The stories of the stars have been told for generations in East Arnhem Land but after significant investment from the private and public sector the Yolngu stories will be explored with modern science.
Chief Minister Michael Gunner believes the Arnhem Space Centre will inspire generations of Territorians to seek out, learn and understand the universe above.
After visiting the site, located outside Nhulunbuy, on Thursday Mr Gunner announced a further $5m investment in the Arnhem Space Centre, where Yolngu people, Equatorial Launch Australia (ELA) and NASA have been working together to construct the Territory’s first space port.
“The Gumatj are intimate with the universe above. It is not surprising to me that one of Australia’s first commercial spaceports is under way here, on Yolngu land, home of the planet’s original astronomers,” Mr Gunner said.
Gumatj Corporation chairman Djawa Yunupingu said the stars were the stories of his ancestors.
“We don’t go in the ground when we leave this place, we go up there to look down on this place,” My Yunupingu said.
“This is about our stories and their stories and learning together. The space centre is important for my people because when the mine leaves we want jobs here, we want to stay on our Country.
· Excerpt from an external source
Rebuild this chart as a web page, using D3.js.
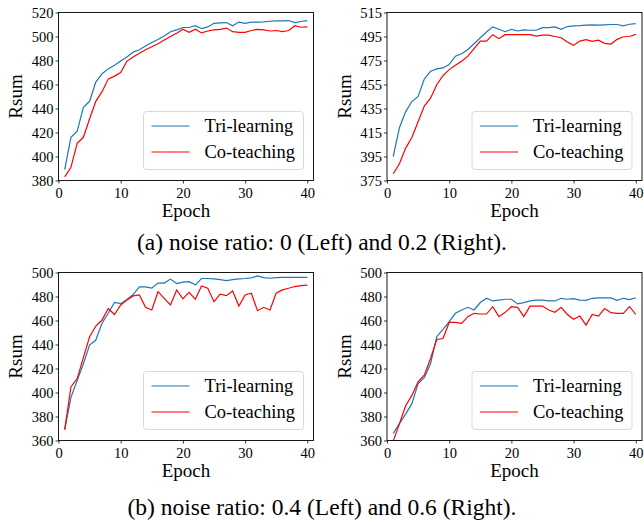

This is a chance to do that and do it right this time.”
For the Gumatj Corporation, the Arnhem Space Centre is an opportunity to teach people about Yolngu culture, something that was predicted by Elders long before NASA was talked about.
Mr Yunupingu said his father painted astronauts coming to Yolngu land back in the 1960s and the artwork was waiting to be displayed at the culture centre just a few kilometres from the new space centre.
ELA plans to include a visitors centre where the history of the stars can be displayed alongside new knowledge.
ELA chief executive Carley Scott said this was a step towards a bright future for the people in Nhulunbuy, East Arnhem Land, the Northern Territory and Australia.
“This is an exciting and significant time, the project is a drawcard for the region and will bring not just employment but education and tourism as well,” Ms Scott said.
“As part of NASA’s education program, we will be seeing American space agency engineers and scientists mingle with local Northern Territory children, showing them ways to chase their dreams and reach for the stars.”
The Australian space launch market has an estimated value of $US930m over the next decade, which Mr Gunner said the Northern Territory was well placed to capitalise on.